Recent TIGTA Report on Criminal Enforcement Against Employment Tax Noncompliance Criticizes IRS for Ineffectively Addressing Employment Tax Crimes, Offers Lessons to Employers/Responsible Parties Under Audit or In IRS Collections

by | May 18, 2017 | Employment Tax Audits, Trust Fund, IRS Collections, Criminal Tax Defense, IRS Audits and Appeals, IRS Audit, IRS Appeal, Tax Audit Help

On March 21, 2017, the Treasury Inspector General for Tax Administration (TIGTA) issued a report titled, “A More Focused Strategy Is Needed to Effectively Address Egregious Employment Tax Crimes.” The Report noted that, as of December, 2015, 1.4 million employers owed approximately $45.6 billion in unpaid employment taxes, interest, and penalties. The report indicated that in 2015, the IRS assessed the TFRP against 38% fewer responsible persons than just five years before (asserting the TFRP against just 11% of responsible individuals), and that simultaneously the number of employers with egregious employment tax noncompliance (20 or more quarters of delinquent employment taxes) has tripled in a 17-year period. TIGTA was concerned that, despite this noncompliance, there are fewer than 100 criminal convictions for employment tax violations per year.
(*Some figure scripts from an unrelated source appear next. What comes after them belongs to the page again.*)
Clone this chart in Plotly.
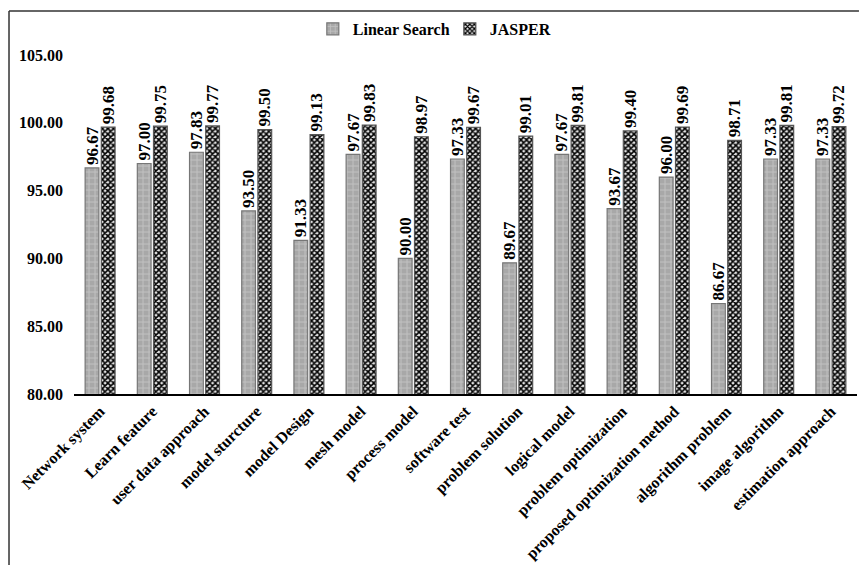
import plotly.graph_objects as go

categories = [
    "Network system", "Learn feature", "user data approach", "model sturcture",
    "model Design", "mesh model", "process model", "software test",
    "problem solution", "logical model", "problem optimization",
    "proposed optimization method", "algorithm problem", "image algorithm",
    "estimation approach",
]
linear_search = [96.67, 97.00, 97.83, 93.50, 91.33, 97.67, 90.00, 97.33,
                 89.67, 97.67, 93.67, 96.00, 86.67, 97.33, 97.33]
jasper = [99.68, 99.75, 99.77, 99.50, 99.13, 99.83, 98.97, 99.67,
          99.01, 99.81, 99.40, 99.69, 98.71, 99.81, 99.72]

FONT = "Liberation Serif"
label_font = dict(family=FONT, size=17, color="black", weight="bold")

fig = go.Figure()
fig.add_trace(go.Bar(
    name="Linear Search",
    x=categories,
    y=linear_search,
    text=[f"{v:.2f}" for v in linear_search],
    textposition="outside",
    textangle=-90,
    textfont=label_font,
    constraintext="none",
    cliponaxis=False,
    marker=dict(
        color="#aeaeae",
        line=dict(color="#767676", width=1.2),
        pattern=dict(shape="+", fgcolor="#c2c2c2", bgcolor="#a8a8a8",
                     size=6, solidity=0.3, fillmode="replace"),
    ),
))
fig.add_trace(go.Bar(
    name="JASPER",
    x=categories,
    y=jasper,
    text=[f"{v:.2f}" for v in jasper],
    textposition="outside",
    textangle=-90,
    textfont=label_font,
    constraintext="none",
    cliponaxis=False,
    marker=dict(
        color="#333333",
        line=dict(color="#555555", width=1.2),
        pattern=dict(shape="x", fgcolor="#000000", bgcolor="#e4e4e4",
                     size=4, solidity=0.62, fillmode="replace"),
    ),
))

# frame edges along the top and left of the figure
frame = dict(color="#333333", width=1.5)
fig.add_shape(type="line", xref="paper", yref="paper",
              x0=-0.083, x1=1.0025, y0=1.13, y1=1.13, line=frame, layer="above")
fig.add_shape(type="line", xref="paper", yref="paper",
              x0=-0.083, x1=-0.083, y0=1.13, y1=-0.505, line=frame, layer="above")

fig.update_layout(
    width=859, height=565,
    margin=dict(l=74, r=2, t=55, b=171),
    paper_bgcolor="white",
    plot_bgcolor="white",
    barmode="group",
    bargap=0.38,
    bargroupgap=0.15,
    font=dict(family=FONT, size=16, color="black", weight="bold"),
    legend=dict(orientation="h", x=0.305, xanchor="left", y=1.077,
                yanchor="middle", font=dict(family=FONT, size=16, weight="bold"),
                itemwidth=30, entrywidth=92, entrywidthmode="pixels",
                tracegroupgap=0),
    showlegend=True,
)
fig.update_yaxes(range=[80, 105], dtick=5, tickformat=".2f", showgrid=False,
                 zeroline=False, showline=False, ticks="",
                 ticklabelstandoff=10,
                 tickfont=dict(family=FONT, size=16, weight="bold"))
fig.update_xaxes(showline=True, linecolor="black", linewidth=1.5, ticks="",
                 tickangle=-45, showgrid=False,
                 tickfont=dict(family=FONT, size=16, weight="bold"))

fig.write_html("out.html")
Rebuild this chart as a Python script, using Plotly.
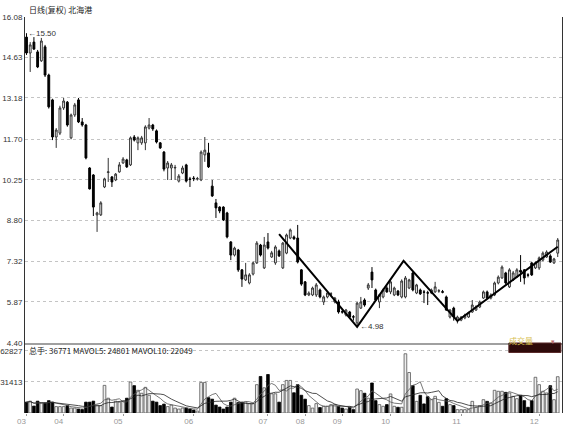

TIGTA recommended a focused strategy to improve the IRS’s efforts to address egregious employment tax cases, to include “use of data analytics to better target egregious employment tax noncompliance, including identification of high-dollar cases and individuals with multiple companies that are noncompliant. In addition, the Collection function should expand the criteria used to refer potentially criminal employment tax cases to CI to include any egregious cases (not only those where a firm indication of fraud is present).”

The following is what IRS stated in response to TIGTA’s conclusions:

The Collection function refers cases when firm indications of fraud/willfulness are present and they meet criminal criteria.  IRS § 7202 is considered and referred to as a tax fraud statute, and therefore the criteria used to criminally prosecute employment tax cases to CI under § 7202 require the Service to prove the willfulness standard that the taxpayer committed “a voluntary, intentional violation of a known legal duty.”  That level of fraud/willfulness (known as “mens rea”) is the key differentiation between civil and criminal cases.  Cases that do not meet this standard should continue to be pursued under applicable civil remedies.

The Report also makes clear that, according to Collection procedures, employment tax cases will not be referred to CI unless firm indications of fraud exist and “must establish that a particular action was deliberately done for the purpose of deceit, subterfuge, camouflage, concealment, some attempt to color or obscure events, or to make things seem other than what they are.”

According to the Report, CI considers multiple factors when deciding whether or not to initiate an investigation, which include deterrence, willfulness, and jury appeal. The TIGTA report also offers some key data on the source of criminal employment tax referrals. Referrals are generated where IRS Revenue Officers or Revenue Agents identify indicators of fraud, which constitutes approximately half of all employment tax investigations over the last five years.

Although the IRS has not agreed to make any changes in response to the TIGTA report, based upon recent DOJ prosecutions and press releases, along with DOJ’s public announcements about the priority of employment tax prosecutions (and civil injunctions), it is clear that the IRS will continue to consider criminal referral in employment tax cases that warrant it. Judging from recent DOJ prosecutions, cases are most likely to lead to a criminal referral where (1) there was personal benefit to the responsible party/employer as a result of the non-payment of the employment taxes; (2) there is pyramiding of liabilities and/or employers accrue employment taxes then shut down the business to start another one; and (3) employers filed false employment tax returns not reporting the majority of employees and/or reflecting less payroll liability than owed. These categories are not exhaustive but they reflect recent trends in prosecutions.

Employers and responsible parties should be aware of the evidence of “willfulness” that is often utilized in criminal employment tax prosecutions: early alerts; Letter 903; Forms 4180 (trust fund recovery penalty form and corresponding interview); prior non-compliance; false collection/financial information provided to IRS on Forms 433. It is important to approach the process at the outset with these issues in mind. Employers and responsible parties undergoing an employment tax audit or in IRS Collections should be aware of these priorities and should seek counsel when necessary.